Heavenly Pumpkin Muffins

I may be obsessed with pumpkin lately, but 'tis the season :) The original recipe for these little delights came again from the Gluten Free Goddess blog with her "Pumpkin-pie Bread", but try as I might I couldn't get it to set up in "bread" form. So, in a desperate attempt to taste what  commentators raved about, I altered the recipe slightly and poured it into muffin tins. Perfecto!!! 


Heavenly Pumpkin Muffins

Ingredients:
1 cup packed brown sugar
4 tablespoons pure maple syrup
1/4 cup canola oil
1 tablespoon Ener-G Egg Replacer whisked with 1/4 cup warm water (or two large eggs, beaten)
1 tablespoon vanilla extract
1 cup canned pumpkin 
1/4 teaspoon apple cider vinegar or lemon juice
1/2 cup buckwheat flour
1/4 cup millet flour
1/4 cup sorghum flour
1/2 cup tapioca starch or potato starch
2 teaspoons baking powder
1 teaspoon baking soda
1/2 teaspoon sea salt
1 teaspoon xanthan gum
1 teaspoon ground cinnamon
1/2 teaspoon nutmeg

Preheat oven to 350. Line 18-24 muffin cups with paper liners. 
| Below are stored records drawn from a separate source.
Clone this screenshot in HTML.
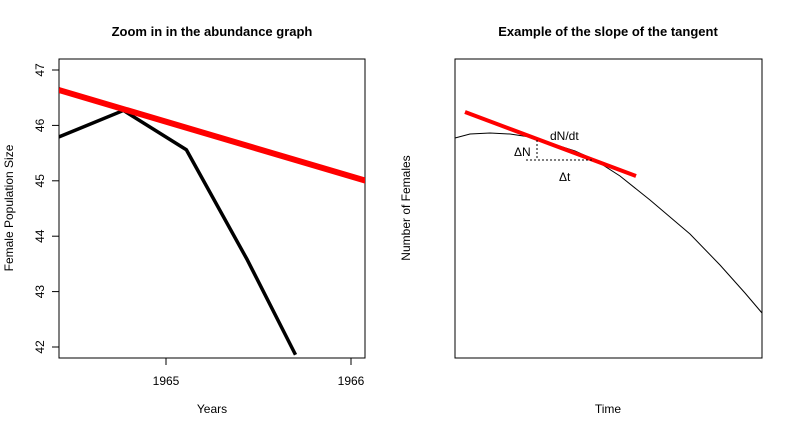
<!DOCTYPE html>
<html><head><meta charset="utf-8"><style>
body{margin:0;background:#fff;}
svg{display:block;font-family:"Liberation Sans",Arial,sans-serif;}
</style></head><body>
<svg width="792" height="432" viewBox="0 0 792 432">
<g id="left">
<text x="212" y="36" text-anchor="middle" font-size="13" font-weight="bold">Zoom in in the abundance graph</text>
<rect x="59" y="59" width="306" height="299" fill="none" stroke="#000"/>
<g id="lticks"></g>
<text x="212" y="413" text-anchor="middle" font-size="12">Years</text>
<text transform="translate(13,208) rotate(-90)" text-anchor="middle" font-size="12">Female Population Size</text>
<polyline id="blk" fill="none" stroke="#000" stroke-width="3.5" stroke-linejoin="round"/>
<polyline id="red" fill="none" stroke="#ff0000" stroke-width="6"/>
</g>
<g>
<text x="608" y="36" text-anchor="middle" font-size="13" font-weight="bold">Example of the slope of the tangent</text>
<rect x="455" y="59" width="307" height="299" fill="none" stroke="#000"/>
<text x="608" y="413" text-anchor="middle" font-size="12">Time</text>
<text transform="translate(410,208) rotate(-90)" text-anchor="middle" font-size="12">Number of Females</text>
<polyline points="455,138 470,134 490,133 510,134 530,137 550,143 575,151 595,160 620,176 650,200 690,234 720,265 745,293 762,313" fill="none" stroke="#000" stroke-width="1"/>
<line x1="465" y1="112" x2="636" y2="176" stroke="#ff0000" stroke-width="4"/>
<line x1="537" y1="140" x2="537" y2="160" stroke="#000" stroke-dasharray="2,2"/>
<line x1="526" y1="160" x2="592" y2="160" stroke="#000" stroke-dasharray="2,2"/>
<text x="550" y="140" font-size="12">dN/dt</text>
<text x="514" y="156" font-size="12">ΔN</text>
<text x="559" y="181" font-size="12">Δt</text>
</g>
</svg>
<script>
const yearsX=[1964.42,1964.77,1965.11,1965.44,1965.70];
const abundance=[45.79,46.27,45.56,43.57,41.86];
const tangentX=[1964.42,1966.08];
const tangentY=[46.64,45.0];
const xTicks=[1965,1966];
const yTicks=[42,43,44,45,46,47];
const X0=59,X1=365,Y0=59,Y1=358;
function sx(v){return 166+(v-1965)*185;}
function sy(v){return 347-(v-42)*55.4;}
const ns="http://www.w3.org/2000/svg";
document.getElementById('blk').setAttribute('points',yearsX.map((x,i)=>sx(x)+','+sy(abundance[i])).join(' '));
document.getElementById('red').setAttribute('points',tangentX.map((x,i)=>sx(x)+','+sy(tangentY[i])).join(' '));
const g=document.getElementById('lticks');
xTicks.forEach(t=>{
 const l=document.createElementNS(ns,'line');l.setAttribute('x1',sx(t));l.setAttribute('x2',sx(t));l.setAttribute('y1',Y1);l.setAttribute('y2',Y1+7);l.setAttribute('stroke','#000');
 
 
 g.appendChild(l);
 const tx=document.createElementNS(ns,'text');tx.setAttribute('x',sx(t));tx.setAttribute('y',385);tx.setAttribute('text-anchor','middle');tx.setAttribute('font-size','12');tx.textContent=t;
 
 
 g.appendChild(tx);
});
yTicks.forEach(t=>{
 const l=document.createElementNS(ns,'line');l.setAttribute('x1',X0-7);l.setAttribute('x2',X0);l.setAttribute('y1',sy(t));l.setAttribute('y2',sy(t));l.setAttribute('stroke','#000');
 
 
 g.appendChild(l);
 const tx=document.createElementNS(ns,'text');tx.setAttribute('transform','translate(44,'+sy(t)+') rotate(-90)');tx.setAttribute('text-anchor','middle');tx.setAttribute('font-size','12');tx.textContent=t;
 
 
 g.appendChild(tx);
});
const cp=document.createElementNS(ns,'clipPath');cp.setAttribute('id','lc');
const cr=document.createElementNS(ns,'rect');cr.setAttribute('x',X0);cr.setAttribute('y',Y0);cr.setAttribute('width',X1-X0);cr.setAttribute('height',Y1-Y0);
cp.appendChild(cr);document.querySelector('svg').appendChild(cp);
document.getElementById('blk').setAttribute('clip-path','url(#lc)');
document.getElementById('red').setAttribute('clip-path','url(#lc)');
</script>
</body></html>
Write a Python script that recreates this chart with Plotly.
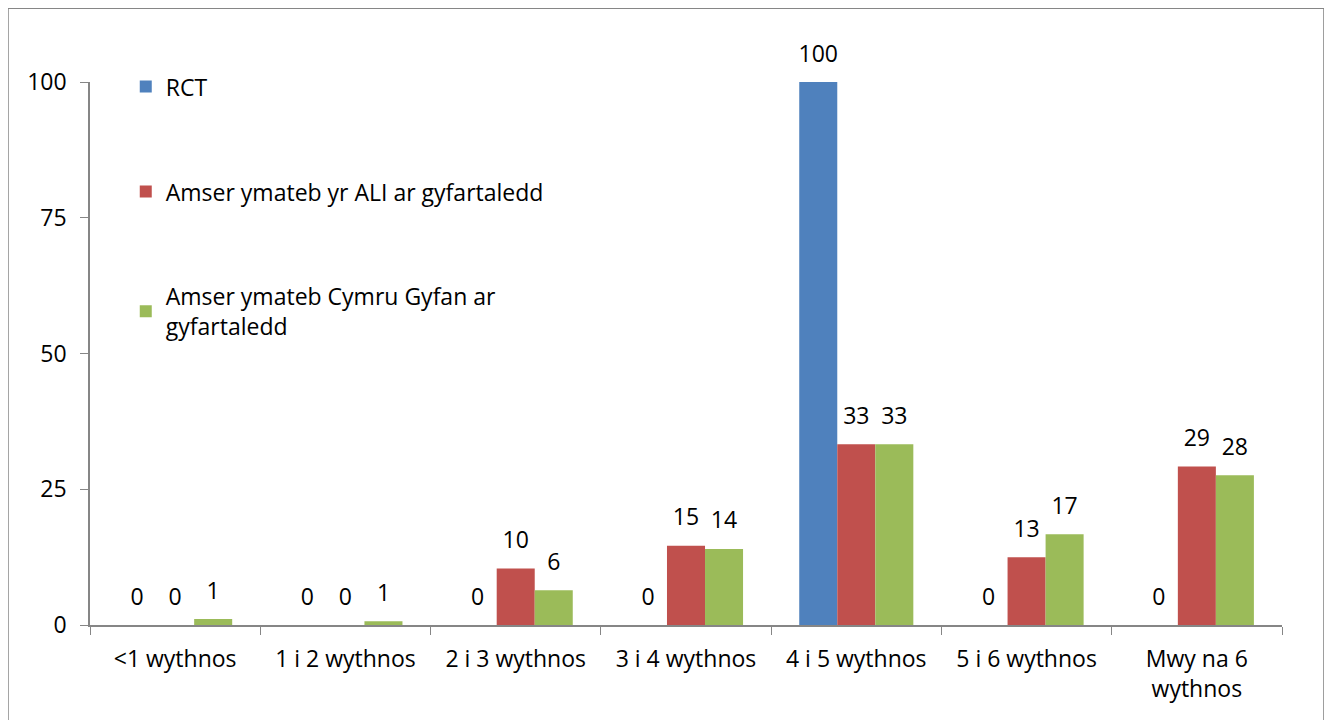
import plotly.graph_objects as go

categories = ["<1 wythnos", "1 i 2 wythnos", "2 i 3 wythnos", "3 i 4 wythnos",
              "4 i 5 wythnos", "5 i 6 wythnos", "Mwy na 6<br>wythnos"]
rct = [0, 0, 0, 0, 100, 0, 0]
ali = [0, 0, 10.4, 14.6, 33.3, 12.5, 29.2]
cymru = [1.1, 0.7, 6.4, 14.0, 33.3, 16.7, 27.6]
names = ["RCT", "Amser ymateb yr ALI ar gyfartaledd", "Amser ymateb Cymru Gyfan ar<br>gyfartaledd"]
colors = ["#4F81BD", "#C0504D", "#9BBB59"]
yticks = [0, 25, 50, 75, 100]

FONT = "Open Sans"
FS = 23
fig = go.Figure()
for i, (vals, name, col) in enumerate(zip([rct, ali, cymru], names, colors)):
    fig.add_trace(go.Bar(
        x=categories, y=vals, name=name, marker=dict(color=col, line=dict(width=0)),
        offsetgroup=str(i), legendgroup=f"g{i}",
    ))
for i, vals in enumerate([rct, ali, cymru]):
    fig.add_trace(go.Scatter(
        x=categories, y=vals, mode="markers+text", text=[f"{int(v + 0.5)}" for v in vals],
        marker=dict(size=22, color="rgba(0,0,0,0)"),
        textposition="top center", textfont=dict(family=FONT, size=FS, color="black"),
        offsetgroup=str(i), showlegend=False, cliponaxis=False, hoverinfo="skip",
    ))

fig.update_layout(
    width=1332, height=720,
    margin=dict(l=82, r=58, t=74, b=103),
    paper_bgcolor="white", plot_bgcolor="white",
    font=dict(family=FONT, size=FS, color="black"),
    barmode="group", bargap=0.33, bargroupgap=0,
    scattermode="group", scattergap=0.33,
    showlegend=True,
    legend=dict(x=0.030, y=1.031, xanchor="left", yanchor="top",
                bgcolor="rgba(0,0,0,0)", tracegroupgap=72,
                font=dict(family=FONT, size=FS, color="black"),
                itemwidth=30),
)
fig.update_xaxes(showline=True, linecolor="#868686", linewidth=1.5,
                 ticks="outside", tickson="boundaries", ticklen=8, tickcolor="#868686",
                 tickfont=dict(family=FONT, size=FS, color="black"), showgrid=False,
                 ticklabelstandoff=13)
fig.update_yaxes(range=[0, 100], tickvals=yticks, showline=True, linecolor="#868686", linewidth=1.5,
                 ticks="outside", ticklen=8, tickcolor="#868686", showgrid=False, zeroline=False,
                 tickfont=dict(family=FONT, size=FS, color="black"), ticklabelstandoff=9)
fig.add_shape(type="rect", xref="paper", yref="paper",
              x0=-0.0688, x1=1.0352, y0=-0.25, y1=1.136,
              line=dict(color="#868686", width=1.5), fillcolor="rgba(0,0,0,0)", layer="below")
fig.write_html("out.html")
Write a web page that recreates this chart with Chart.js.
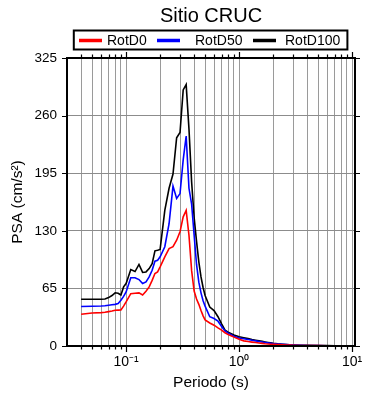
<!DOCTYPE html>
<html>
<head>
<meta charset="utf-8">
<script src="https://cdn.jsdelivr.net/npm/chart.js@4.4.1/dist/chart.umd.min.js"></script>
<style>
 html,body{margin:0;padding:0;background:#fff}
 #wrap{width:390px;height:400px}
</style>
</head>
<body>
<div id="wrap"><canvas id="psa" width="390" height="400"></canvas></div>
<script>
/* ---------------- data ---------------- */
const periods=[0.04,0.05,0.06,0.065,0.07,0.075,0.08,0.085,0.09,0.095,
 0.1,0.11,0.12,0.13,0.14,0.15,0.16,0.17,0.18,0.19,0.2,
 0.22,0.24,0.26,0.28,0.3,0.32,0.34,0.36,0.38,0.4,0.42,0.44,0.46,0.48,0.5,
 0.55,0.6,0.65,0.7,0.75,0.8,0.9,1.0,
 1.1,1.2,1.3,1.4,1.5,1.6,1.7,1.8,1.9,2.0,2.2,2.4,2.6,2.8,3.0,3.5,4.0,5.0,6.0,7.0,8.0,9.0,10.0];
const rotD0=[35.8,37.3,37.7,38,38.8,39.5,40.3,40.5,40.7,45,
 49.7,59,59.5,60,57.6,61.8,66.7,74,81.8,83.6,89.3,
 100.6,110,112,119.4,129,145.8,153,125,85,62,53,47,40,34,29.5,
 26,23.5,20.5,18,15,13,10,7.5,
 5.8,5,4.4,3.9,3.4,3,2.6,2.3,2.0,1.8,1.5,1.3,1.1,0.95,0.8,0.6,0.5,0.38,0.3,0.24,0.2,0.16,0.14];
const rotD50=[44.5,44.8,45.2,45.5,46,46.5,47,48,51.6,56,
 61,77,77,75,70.5,72.3,78,85.5,95.7,96.8,100.6,
 112,138,180.5,166.5,172,210,237,178,160,125,92,72,60,51,45,
 33,31,28,22,17,14.5,11,9,
 8.2,7.3,6.5,5.8,5.1,4.5,4,3.5,3.1,2.7,2.2,1.8,1.5,1.3,1.1,0.8,0.6,0.45,0.35,0.28,0.22,0.18,0.15];
const rotD100=[52.8,52.8,52.8,53,54.6,57,60,59.5,57.6,66.7,
 70.5,86.3,84,92,83,83.6,87.4,93,107.4,108,109,
 153,178,194,235,241,289,295,245,185,145,118,95,78,66,57,
 44,40,33,25,18,15.5,12.5,10.5,
 9.3,8.3,7.3,6.5,5.8,5.2,4.6,4,3.5,3,2.4,2,1.7,1.4,1.2,0.9,0.7,0.5,0.4,0.3,0.25,0.2,0.18];
const seriesNames=["RotD0","RotD50","RotD100"];
const seriesColors=["#ff0000","#0000ff","#000000"];
const yTicks=[0,65,130,195,260,325];
const xTicks=[0.04,0.05,0.06,0.07,0.08,0.09,0.1,0.2,0.3,0.4,0.5,0.6,0.7,0.8,0.9,1,2,3,4,5,6,7,8,9,10];
const xTickLabels={0.1:"10\u207B\u00B9",1:"10\u2070",10:"10\u00B9"};

const FONT="'Liberation Sans', Arial, Helvetica, sans-serif";

/* ---------------- frame, outer ticks, title and boxed legend ---------------- */
const decor={
 id:"decor",
 afterDraw(chart,args,o){
  const ctx=chart.ctx, a=chart.chartArea, xs=chart.scales.x, ys=chart.scales.y;
  ctx.save();
  ctx.strokeStyle="#000"; ctx.lineWidth=1.2;
  ctx.beginPath();
  xTicks.forEach(v=>{
   const px=Math.round(xs.getPixelForValue(v))+.5;
   const len=Math.abs(Math.log10(v)%1)<1e-9?6:3.5;
   ctx.moveTo(px,a.bottom); ctx.lineTo(px,a.bottom+len);
   ctx.moveTo(px,a.top); ctx.lineTo(px,a.top-len);
  });
  yTicks.forEach(v=>{
   const py=Math.round(ys.getPixelForValue(v))+.5;
   ctx.moveTo(a.left,py); ctx.lineTo(a.left-5,py);
   ctx.moveTo(a.right,py); ctx.lineTo(a.right+5,py);
  });
  ctx.stroke();
  ctx.lineWidth=2;
  ctx.strokeRect(a.left,a.top,a.right-a.left,a.bottom-a.top);

  // title
  ctx.fillStyle="#000"; ctx.textAlign="center"; ctx.textBaseline="alphabetic";
  ctx.font=`20px ${FONT}`;
  ctx.fillText(o.title,(a.left+a.right)/2,22);

  // legend
  const b=o.box;
  ctx.lineWidth=2; ctx.strokeRect(b[0],b[1],b[2]-b[0],b[3]-b[1]);
  ctx.font=`14px ${FONT}`; ctx.textAlign="left";
  chart.data.datasets.forEach((d,i)=>{
   ctx.strokeStyle=d.borderColor; ctx.lineWidth=3.5;
   ctx.beginPath(); ctx.moveTo(o.seg[i],40.5); ctx.lineTo(o.seg[i]+23,40.5); ctx.stroke();
   ctx.fillText(d.label,o.txt[i],45);
  });
  ctx.restore();
 }
};

new Chart(document.getElementById("psa"),{
 type:"line",
 data:{datasets:seriesNames.map((n,i)=>({
  label:n,
  data:periods.map((p,k)=>({x:p,y:[rotD0,rotD50,rotD100][i][k]})),
  borderColor:seriesColors[i],borderWidth:1.6,pointRadius:0,tension:0,fill:false
 }))},
 options:{
  responsive:false,animation:false,devicePixelRatio:1,
  layout:{padding:{top:58,right:35,left:0,bottom:0}},
  plugins:{legend:{display:false},title:{display:false},tooltip:{enabled:false},
   decor:{title:"Sitio CRUC",box:[73.8,30.5,347.4,49.5],seg:[79,157,253],txt:[107,195,285]}},
  scales:{
   x:{type:"logarithmic",min:0.03,max:10.6,
    afterBuildTicks:s=>{s.ticks=xTicks.map(v=>({value:v}));},
    afterFit:s=>{s.height=54;},
    grid:{color:"#9a9a9a",lineWidth:1,drawTicks:false},
    border:{display:false},
    ticks:{autoSkip:false,maxRotation:0,padding:8,color:"#000",font:{family:FONT,size:14},
     callback:v=>xTickLabels[v]||""},
    title:{display:true,text:"Periodo (s)",color:"#000",font:{family:FONT,size:15.5},padding:{top:0,bottom:8}}
   },
   y:{type:"linear",min:0,max:325,
    afterBuildTicks:s=>{s.ticks=yTicks.map(v=>({value:v}));},
    afterFit:s=>{s.width=67;},
    grid:{color:"#8c8c8c",lineWidth:1,drawTicks:false},
    border:{display:false},
    ticks:{padding:10,color:"#000",font:{family:FONT,size:13.5}},
    title:{display:true,text:"PSA (cm/s\u00B2)",color:"#000",font:{family:FONT,size:15.5},padding:{top:8,bottom:0}}
   }
  }
 },
 plugins:[decor]
});
</script>
</body>
</html>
Combine all ingredients in a large bowl and mix until combined. Do not over-mix or these will be some tough muffins. 
Carefully pour into prepared muffin tin, filling each cup about 3/4 full. 
Bake 20-30 minutes, or until a toothpick comes out clean. Humidity and ovens affect baking time, so check back often in that 10 minute interval.
Cool on an iron rack to prevent soggy-bottom-syndrome. 

These muffins are definitely best the first day. If they must be kept do not cover or wrap, just leave in open air. They are incredibly light and fluffy, but turn soggy quickly if covered.